5. Real-world transformations. As the authors mentioned in the conclusion, they plan to expand the transformation classes in future work. I would suggest the authors consider some real-world datasets of complex transformations, such as Falcorl3D and Isaac3D. These datasets usually serve as disentanglement datasets but they may also be used for equivariant representation learning [3]. There are also some motion/animation datasets worth a try, such as Tai-chi, fashionvideos, and Mgif.

[1] Topographic VAEs learn Equivariant Capsules. NeurIPS 2021.

[2] Latent Traversals in Generative Models as Potential Flows. ICML 2023.

[3] Flow Factorized Representation Learning. NeurIPS 2023.

[4] Steerable Equivariant Representation Learning. Arxiv.

The method is limited in a few ways:

• It can only deal with translation, rotation and scale transformation.
• It can only deal (or results are only shown) with one transformation at the time.
• The method requires static background.
• The method requires to be trained for every scenario. This limitation is understandable in some settings (such as security camera) however it is unclear how new objects (not seen during training) would be reconstructed (even if the scenario is fixed).

The method tackles a problem that seems to have been solved by many previous approaches and it is not applicable to more interesting and challenging transformations (such as color transformations), or combination of transformations. Steerable filters (e.g., H-Net, SESN, Deformation robust roto-scale-translation equivariant CNNs, etc...), Group Convolutions..., and other techniques such as Scalable Fourier-Argand Representations, Duet or Equivariant SSL, are already equivariant models with respect to translation, rotation and scale. Even when they focus on classification problems, a decoder can easily be implemented for generation purposes (such as in DUET). Many of these techniques have much less constraints and they can be used to learn (quasi)equivariance representations also with respect to other transformations.

I find some claims to be too vague or not well supported by evidence. For example:

• The claim that the model can generalize to out of training distribution is very broad compared to the results shown. Specifically, the out of distribution capability seems limited to the position of the objects in the scene.

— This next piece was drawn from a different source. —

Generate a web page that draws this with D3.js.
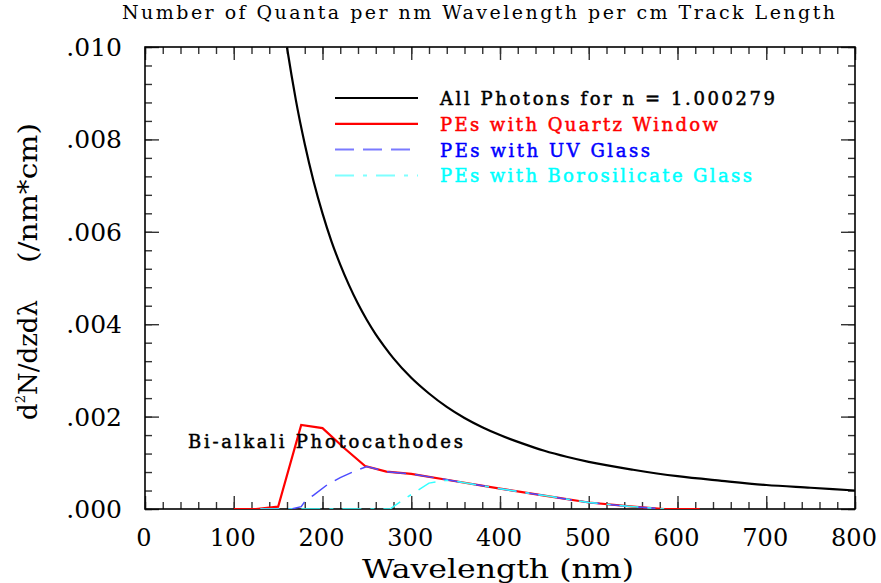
<!DOCTYPE html>
<html>
<head>
<meta charset="utf-8">
<script src="https://cdn.jsdelivr.net/npm/d3@7/dist/d3.min.js"></script>
<style>
  html, body { margin: 0; padding: 0; background: #fff; }
  svg { display: block; }
</style>
</head>
<body>
<svg id="chart" width="881" height="583"></svg>
<script>
// values
const xTicks = [0, 100, 200, 300, 400, 500, 600, 700, 800];
const yTicks = [0, 0.002, 0.004, 0.006, 0.008, 0.010];
const yTickLabels = [".000", ".002", ".004", ".006", ".008", ".010"];

const allLambda = [160, 165, 170, 180, 190, 200, 210, 220, 230, 240, 250, 260, 270, 280, 300,
    320, 340, 360, 380, 400, 425, 450, 475, 500, 550, 600, 650, 700, 750, 800];
const allPhotons = [0.00999, 0.00940, 0.00885, 0.00790, 0.00709, 0.00640, 0.00580, 0.00529, 0.00484, 0.00444,
    0.00409, 0.00378, 0.00351, 0.00326, 0.00284, 0.00250, 0.00221, 0.00197, 0.00177, 0.00160,
    0.00142, 0.00126, 0.00113, 0.00102, 0.00085, 0.00071, 0.00061, 0.00052, 0.00046, 0.00040];

const quartzLambda = [100, 125, 150, 176, 200, 225, 248, 272, 300, 350, 400, 450, 500, 550, 585, 625];
const quartzPE = [0, 0, 0.00005, 0.00182, 0.00175, 0.00131, 0.00093, 0.00081, 0.00076, 0.00060,
    0.00044, 0.00029, 0.00014, 0.00005, 0, 0];

const uvLambda = [130, 165, 176, 180, 190, 205, 220, 235, 250, 272, 300, 350, 400, 450, 500, 550, 585];
const uvPE = [0, 0, 0.00005, 0.00016, 0.00030, 0.00052, 0.00068, 0.00081, 0.00092, 0.00081,
    0.00076, 0.00060, 0.00044, 0.00029, 0.00014, 0.00005, 0];

const boroLambda = [130, 276, 295, 320, 340, 350, 400, 450, 500, 550, 585];
const boroPE = [0, 0, 0.00025, 0.00056, 0.00062, 0.00060, 0.00044, 0.00029, 0.00014, 0.00005, 0];

const legendLabels = ["All Photons for n = 1.000279", "PEs with Quartz Window",
    "PEs with UV Glass", "PEs with Borosilicate Glass"];

const svg = d3.select("#chart");
const pLeft = 145, pRight = 855, pTop = 47, pBottom = 509;
const serif = "DejaVu Serif";

const x = d3.scaleLinear().domain([0, 800]).range([pLeft, pRight]);
const y = d3.scaleLinear().domain([0, 0.010]).range([pBottom, pTop]);

const xMinor = d3.range(0, 801, 20);
const yMinor = d3.range(0, 0.01001, 0.0004);

svg.append("defs").append("clipPath").attr("id", "plotClip")
    .append("rect").attr("x", pLeft).attr("y", pTop)
    .attr("width", pRight - pLeft).attr("height", pBottom - pTop);

// ticks on all four sides, pointing inward
const tickStyle = (g) => {
    g.select(".domain").remove();
    g.selectAll(".tick line").attr("stroke", "#333").attr("stroke-width", 1.4);
};
const drawXTicks = (vals, size) => {
    svg.append("g").attr("transform", `translate(0,${pBottom})`)
        .call(d3.axisBottom(x).tickValues(vals).tickSize(-size).tickFormat("")).call(tickStyle);
    svg.append("g").attr("transform", `translate(0,${pTop})`)
        .call(d3.axisTop(x).tickValues(vals).tickSize(-size).tickFormat("")).call(tickStyle);
};
const drawYTicks = (vals, size) => {
    svg.append("g").attr("transform", `translate(${pLeft},0)`)
        .call(d3.axisLeft(y).tickValues(vals).tickSize(-size).tickFormat("")).call(tickStyle);
    svg.append("g").attr("transform", `translate(${pRight},0)`)
        .call(d3.axisRight(y).tickValues(vals).tickSize(-size).tickFormat("")).call(tickStyle);
};
drawXTicks(xMinor, 7);
drawXTicks(xTicks, 13);
drawYTicks(yMinor, 7);
drawYTicks(yTicks, 14);

svg.append("rect")
    .attr("x", pLeft).attr("y", pTop)
    .attr("width", pRight - pLeft).attr("height", pBottom - pTop)
    .attr("fill", "none").attr("stroke", "#000").attr("stroke-width", 1.6);

// tick labels
svg.append("g").selectAll("text").data(xTicks).join("text")
    .attr("x", (d) => x(d) - 1)
    .attr("y", 546)
    .attr("text-anchor", "middle")
    .attr("font-family", serif)
    .attr("font-size", "24px")
    .text((d) => d);

svg.append("g").selectAll("text").data(yTicks).join("text")
    .attr("x", 122)
    .attr("y", (d) => y(d) + 9)
    .attr("text-anchor", "end")
    .attr("font-family", serif)
    .attr("font-size", "25px")
    .text((d, i) => yTickLabels[i]);

// axis titles
svg.append("text")
    .attr("x", 498).attr("y", 578)
    .attr("text-anchor", "middle")
    .attr("font-family", serif)
    .attr("font-size", "26px")
    .attr("textLength", 272)
    .attr("lengthAdjust", "spacingAndGlyphs")
    .text("Wavelength (nm)");

const yLab1 = svg.append("text")
    .attr("transform", "translate(37,360) rotate(-90)")
    .attr("text-anchor", "middle")
    .attr("font-family", serif)
    .attr("font-size", "26px");
yLab1.append("tspan").text("d");
yLab1.append("tspan").attr("font-size", "13px").attr("dy", -12).text("2");
yLab1.append("tspan").attr("dy", 12).text("N/dzd\u03bb");

svg.append("text")
    .attr("transform", "translate(37,193) rotate(-90)")
    .attr("text-anchor", "middle")
    .attr("font-family", serif)
    .attr("font-size", "26px")
    .attr("textLength", 140)
    .attr("lengthAdjust", "spacingAndGlyphs")
    .text("(/nm*cm)");

svg.append("text")
    .attr("x", 122).attr("y", 19)
    .attr("font-family", serif)
    .attr("font-size", "19px")
    .attr("textLength", 713)
    .attr("lengthAdjust", "spacing")
    .text("Number of Quanta per nm Wavelength per cm Track Length");

// curves
const series = [
    { lam: quartzLambda, val: quartzPE, color: "#ff0000", width: 2.2, dash: null },
    { lam: uvLambda, val: uvPE, color: "#4d4dff", width: 1.5, dash: "19,9" },
    { lam: boroLambda, val: boroPE, color: "#33ffff", width: 1.5, dash: "19,9,4,9" },
];
const plot = svg.append("g").attr("clip-path", "url(#plotClip)");

plot.append("path")
    .datum(allLambda.map((l, i) => [l, allPhotons[i]]))
    .attr("d", d3.line().x((d) => x(d[0])).y((d) => y(d[1])).curve(d3.curveMonotoneX))
    .attr("fill", "none").attr("stroke", "#000").attr("stroke-width", 2.2);

series.forEach((s) => {
    plot.append("path")
        .datum(s.lam.map((l, i) => [l, s.val[i]]))
        .attr("d", d3.line().x((d) => x(d[0])).y((d) => y(d[1])))
        .attr("fill", "none")
        .attr("stroke", s.color)
        .attr("stroke-width", s.width)
        .attr("stroke-dasharray", s.dash);
});

// legend
const legendColors = ["#000", "#ff0000", "#0000ff", "#00ffff"];
const legendWidths = [335, 278, 210, 312];
const legendLine = [
    { color: "#000", width: 2.2, dash: null },
    { color: "#ff0000", width: 2.2, dash: null },
    { color: "#7a7aff", width: 2, dash: "19,9" },
    { color: "#7fffff", width: 2, dash: "19,9,4,9" },
];
const legend = svg.append("g");
legendLabels.forEach((lab, i) => {
    const ly = 98 + i * 25.8;
    legend.append("line")
        .attr("x1", 335).attr("x2", 418).attr("y1", ly).attr("y2", ly)
        .attr("stroke", legendLine[i].color)
        .attr("stroke-width", legendLine[i].width)
        .attr("stroke-dasharray", legendLine[i].dash);
    legend.append("text")
        .attr("x", 440).attr("y", ly + 7)
        .attr("font-family", serif)
        .attr("font-size", "18px")
        .attr("fill", legendColors[i])
        .attr("stroke", legendColors[i])
        .attr("stroke-width", 0.5)
        .attr("textLength", legendWidths[i])
        .attr("lengthAdjust", "spacing")
        .text(lab);
});

svg.append("text")
    .attr("x", 188).attr("y", 448)
    .attr("font-family", serif)
    .attr("font-size", "18px")
    .attr("stroke", "#000")
    .attr("stroke-width", 0.5)
    .attr("textLength", 275)
    .attr("lengthAdjust", "spacing")
    .text("Bi-alkali Photocathodes");
</script>
</body>
</html>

It does not extend to new objects or new scenes (even when the transformation is exactly the same).
• From the abstract it reads as the method tackle the problem of "robustness" but it is unclear what this means. Additionally there is no experiment where any robustness aspect is explored.
• Another claim is that representations learned with the proposed method are interpretable. However, with the exception of the (x,y) regressed values there is no other interpretation shown in the experiments.
• The authors show that thanks to the proposed technique one can generate new images (in the paper called counterfactual examples) where the background is kept constant while the position of the main object is changed. However, it is unclear if the quality of the generated examples is "good enough" as there is no experiment that leverages those counterfactual images.

Another weakness in my opinion is the combination of the many and strong assumptions required (See Theorem 1, especially fixed background in all images which greatly reduces the applications) paired with the similar results compared to the Keypoint CNN baseline (Table 3). The proposed model has a lower MSE but the accuracy is comparable. It is unclear if the lower MSE is better in practice. It seems that without any adaptation (required by the proposed method since the warping function needs to be selected based on the specific transformation) and with far less assumptions, Keypoint CCN is a more flexible solution.

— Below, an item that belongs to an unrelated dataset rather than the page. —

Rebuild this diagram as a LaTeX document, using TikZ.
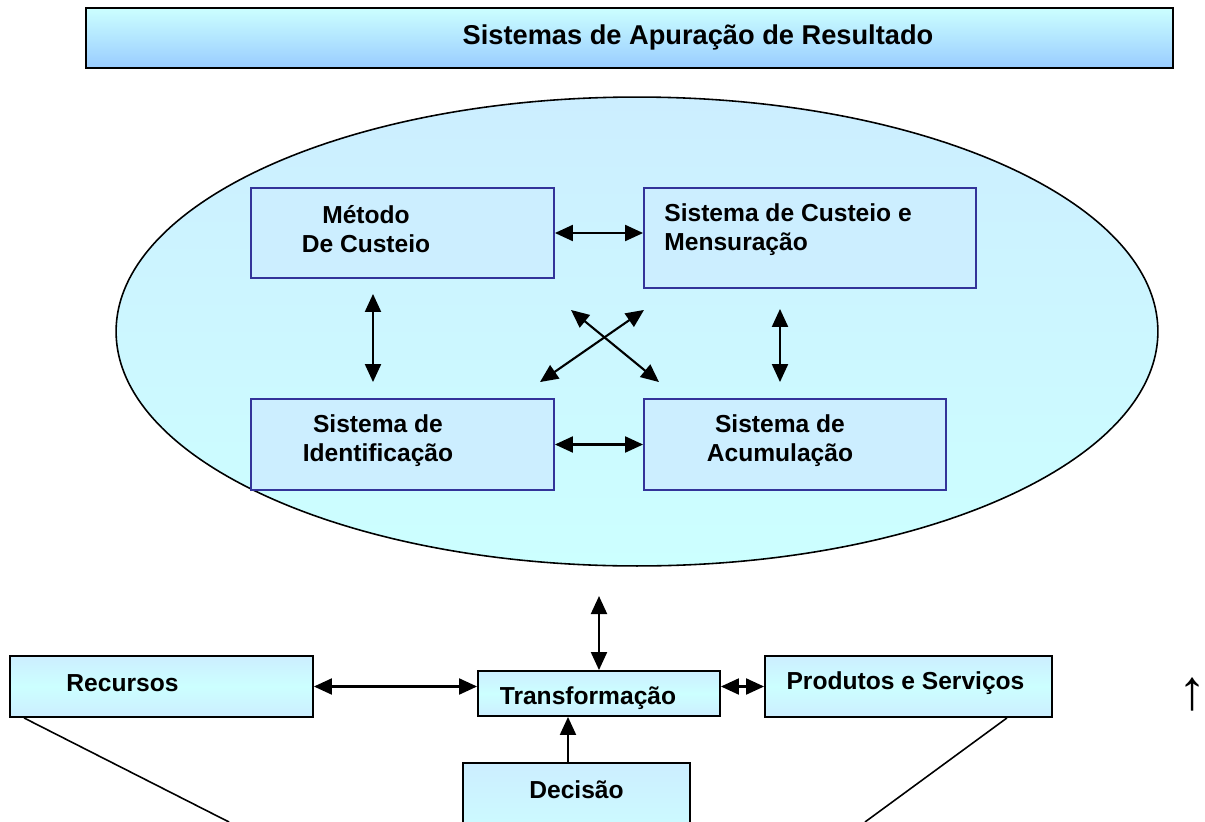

The experimental section should be strengthened.

• It is unclear if the results are statistically significant as no error bars are shown.
• Experiments are based on 3 toy datasets with as little as 11 frames (at most 79 frames).
• In table 3 the authors report "Accuracy" but it is unclear how this has been computed given the tasks are about reconstruction or regression.
• In the counterfactual results for scale the manuscript reads "one can extrapolate the latent variables" however it seems this might be an overstatement as the results show some level of generalization albeit limited to interpolation (all scales in between can be reconstructed but during training both extremes seem visible?)
• I do not fully understand how the positional encoding is used. What is its role? How would the model work without it?
• The static background is a strong assumption and no experiment shown how the model is robust to small changes of the background that would be naturally occurring (e.g., lighting conditions or noise)

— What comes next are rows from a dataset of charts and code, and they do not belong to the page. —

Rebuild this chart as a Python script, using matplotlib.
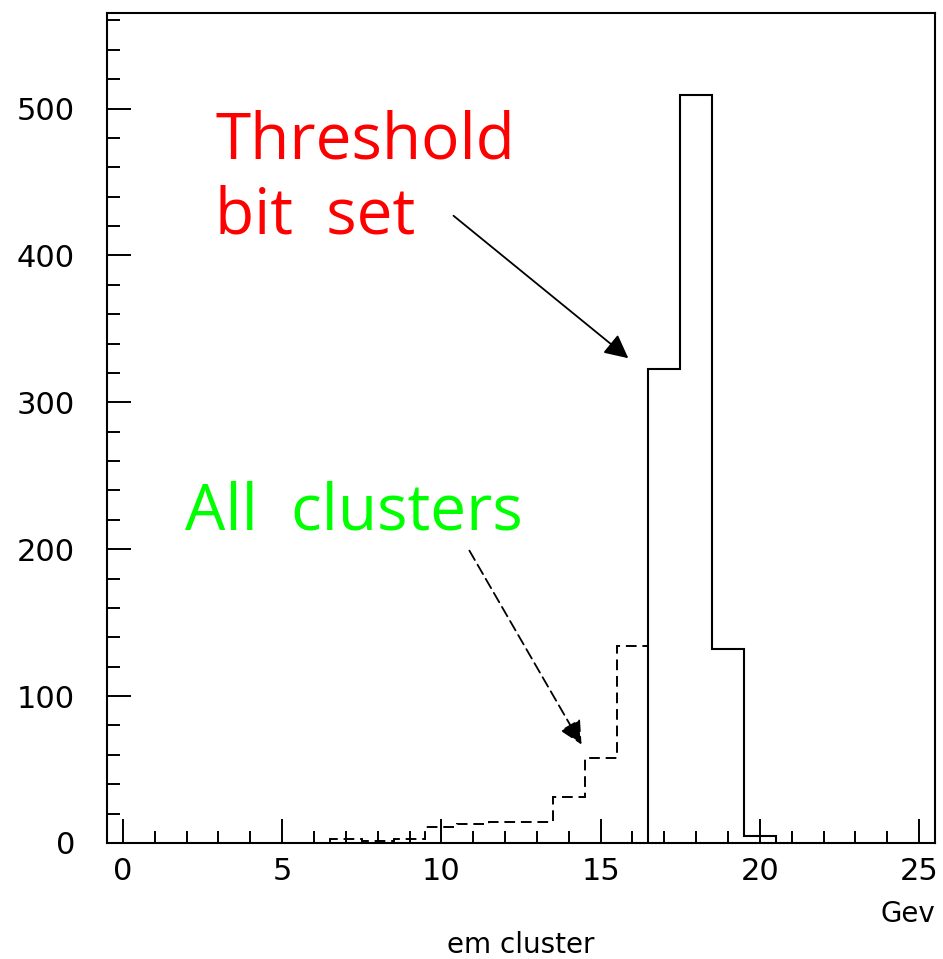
import numpy as np
import matplotlib
matplotlib.use('Agg')
from matplotlib import pyplot as plt
from matplotlib.ticker import MultipleLocator

# em cluster energy histograms (GeV bins of width 1, centred on integers)
thr_edges = [16.5, 17.5, 18.5, 19.5, 20.5]
thr_counts = [323, 509, 132, 5]

all_edges = [5.5, 6.5, 7.5, 8.5, 9.5, 10.5, 11.5, 12.5, 13.5, 14.5, 15.5, 16.5]
all_counts = [0, 3, 1, 3, 11, 13, 14, 14, 31, 58, 134]

thr_label = 'Threshold\nbit  set'
all_label = 'All  clusters'
x_title = 'em cluster'
x_unit = 'Gev'

fig = plt.figure(figsize=(9.43, 9.59), dpi=100)
ax = fig.add_axes([0.1135, 0.121, 0.878, 0.8654])

ax.stairs(thr_counts, thr_edges, baseline=0, color='black', lw=1.5)
ax.stairs(all_counts, all_edges, baseline=None, color='black', lw=1.4,
          ls=(0, (5.5, 3)))

ax.set_xlim(-0.5, 25.5)
ax.set_ylim(0, 565)

ax.xaxis.set_major_locator(MultipleLocator(5))
ax.xaxis.set_minor_locator(MultipleLocator(1))
ax.yaxis.set_major_locator(MultipleLocator(100))
ax.yaxis.set_minor_locator(MultipleLocator(20))

ax.tick_params(which='both', direction='in', top=False, right=False,
               width=1.4, labelsize=22)
ax.tick_params(which='major', length=17)
ax.tick_params(which='minor', length=9)
ax.tick_params(axis='y', pad=23)
ax.tick_params(axis='x', pad=10)
for lab in ax.get_xticklabels() + ax.get_yticklabels():
    lab.set_family('DejaVu Sans')
for s in ax.spines.values():
    s.set_linewidth(1.5)

ax.text(1.0, -0.085, x_unit, transform=ax.transAxes, ha='right', va='center',
        fontsize=20, family='DejaVu Sans')
fig.text(0.5525, 0.006, x_title, ha='center', va='baseline', fontsize=20,
         family='DejaVu Sans')

ax.text(2.9, 499, thr_label, color='#ff0000', fontsize=46,
        family='Open Sans', va='top', ha='left', linespacing=1.22)
ax.text(1.95, 247, all_label, color='#00ff00', fontsize=46,
        family='Open Sans', va='top', ha='left')

ax.annotate('', xy=(15.87, 330), xytext=(10.38, 427),
            arrowprops=dict(arrowstyle='-|>', mutation_scale=36, lw=1.3,
                            color='black', shrinkA=0, shrinkB=0))
ax.annotate('', xy=(14.40, 67), xytext=(10.88, 199),
            arrowprops=dict(arrowstyle='-|>', mutation_scale=36, lw=1.3,
                            color='black', ls=(0, (6, 3)),
                            shrinkA=0, shrinkB=0))

fig.savefig('out.png', dpi=100)
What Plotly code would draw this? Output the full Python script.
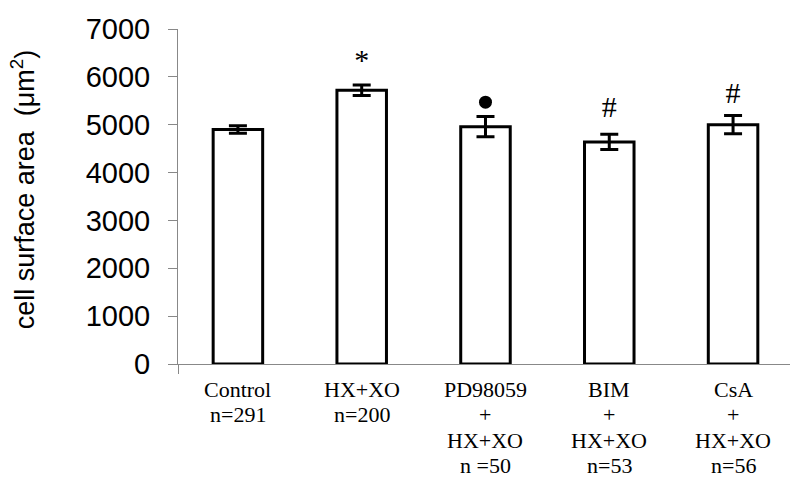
import plotly.graph_objects as go

categories = ["Control", "HX+XO", "PD98059", "BIM", "CsA"]
label_lines = [
    ["Control", "n=291"],
    ["HX+XO", "n=200"],
    ["PD98059", "+", "HX+XO", "n =50"],
    ["BIM", "+", "HX+XO", "n=53"],
    ["CsA", "+", "HX+XO", "n=56"],
]
means = [4900, 5720, 4960, 4640, 5000]
errors = [80, 110, 210, 160, 190]
sig_text = ["", "*", "", "#", "#"]
sig_y = [None, 6300, 5470, 5310, 5620]
y_ticks = [0, 1000, 2000, 3000, 4000, 5000, 6000, 7000]

xs = list(range(len(categories)))

fig = go.Figure()
fig.add_trace(go.Bar(
    x=xs, y=means, width=0.4,
    marker=dict(color="white", line=dict(color="black", width=3)),
    error_y=dict(type="data", array=errors, visible=True, color="black", thickness=3, width=9),
    showlegend=False, hoverinfo="skip",
))

# significance markers
txt_x = [x for x, t in zip(xs, sig_text) if t]
txt_y = [y for y, t in zip(sig_y, sig_text) if t]
txt_t = [t for t in sig_text if t]
fig.add_trace(go.Scatter(
    x=txt_x, y=txt_y, text=txt_t, mode="text",
    textfont=dict(family="Liberation Serif", size=30, color="black"),
    textposition="middle center", showlegend=False, hoverinfo="skip",
))
dot_x = [x for x, t, y in zip(xs, sig_text, sig_y) if not t and y is not None]
dot_y = [y for t, y in zip(sig_text, sig_y) if not t and y is not None]
fig.add_trace(go.Scatter(
    x=dot_x, y=dot_y, mode="markers",
    marker=dict(symbol="circle", size=13, color="black"),
    showlegend=False, hoverinfo="skip",
))

line_centers_px = [390, 415, 440, 465]
plot_top, plot_bottom = 29, 364
for x, lines in zip(xs, label_lines):
    for i, ln in enumerate(lines):
        fig.add_annotation(
            x=x, xref="x",
            y=(plot_bottom - line_centers_px[i]) / (plot_bottom - plot_top), yref="paper",
            text=ln, showarrow=False, xanchor="center", yanchor="middle",
            font=dict(family="Liberation Serif", size=22, color="black"),
        )

fig.add_annotation(
    x=-0.253, xref="paper", y=0.522, yref="paper",
    text="cell surface area  (\u03bcm<sup>2</sup>)", textangle=-90,
    showarrow=False, xanchor="center", yanchor="middle",
    font=dict(family="Liberation Sans", size=27, color="black"),
)

fig.update_layout(
    width=790, height=477,
    margin=dict(l=178, r=0, t=29, b=113),
    paper_bgcolor="white", plot_bgcolor="white",
    xaxis=dict(range=[-0.484, 4.46], showgrid=False, zeroline=False,
               showline=True, linecolor="#888888", linewidth=1,
               tickvals=[-0.484], showticklabels=False, ticks="outside", ticklen=9,
               tickcolor="#888888", fixedrange=True),
    yaxis=dict(range=[0, 7000], tickvals=y_ticks, showgrid=False, zeroline=False,
               showline=True, linecolor="#888888", linewidth=1,
               ticks="outside", ticklen=9, tickcolor="#888888",
               ticklabelstandoff=12,
               tickfont=dict(family="Liberation Sans", size=29, color="black")),
)

fig.write_html("out.html")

1. I don't understand the claim that "delta is a pseudo-inverse of the argmax" for a scalar z (defined at the bottom of page 5). This seems trivial for a scalar.

2. Theorem 1 has very restrictive conditions e.g. all images have the same background etc. And in practice, as far as I understand, the experimental results show that each model has to be trained on a particular input video, and the latent variables are specialized to a particular transformation and input sample. Is this correct? If so, this is a very restrictive and artificial setting. Have the authors tried to test the generalization properties of the resulting model to different videos in testing? It feels that the slightest camera motion in the video would cause problems with the approach...

3. How can multiple equivariance properties be combined in one model? This is unclear from the results.

The main weakness of the paper is that the suggested techniques seem to be only applicable in a confined problem setting.

In rotation equivariance scenario, for example, one has to know in advance the pivot point that the objects rotate on. This means we have to heavily rely on the domain knowledge to use the proposed method. Also, the method does not scale with multiple objects, each rotating with its own pivot. Similar goes for the scale equivariance, which requires the knowledge of vanishing point.

Also, the warping seems to make a great distortion. In the rotation scenario, for example, if one car is locating at a much larger radius than the other car, the warped image would make the first car much smaller than the other in size. Then, it becomes a scale problem again.

Another weak point is a missing reference, Alias-Free GANs (Karras et al., 2021). This reference proposes translation and rotation equivariant architecture based on the discrete-signal-processing theory, which forms a strong baseline for this paper. A proper comparison in experiments seem to be needed.

Minor points:

• Using binary cross-entropy for reconstruction loss of natural images feels like a bad practice. L2 loss (or similar) should be considered first since the pixel values are not binary. In the same sense, reporting accuracy for reconstruction error feels awkward.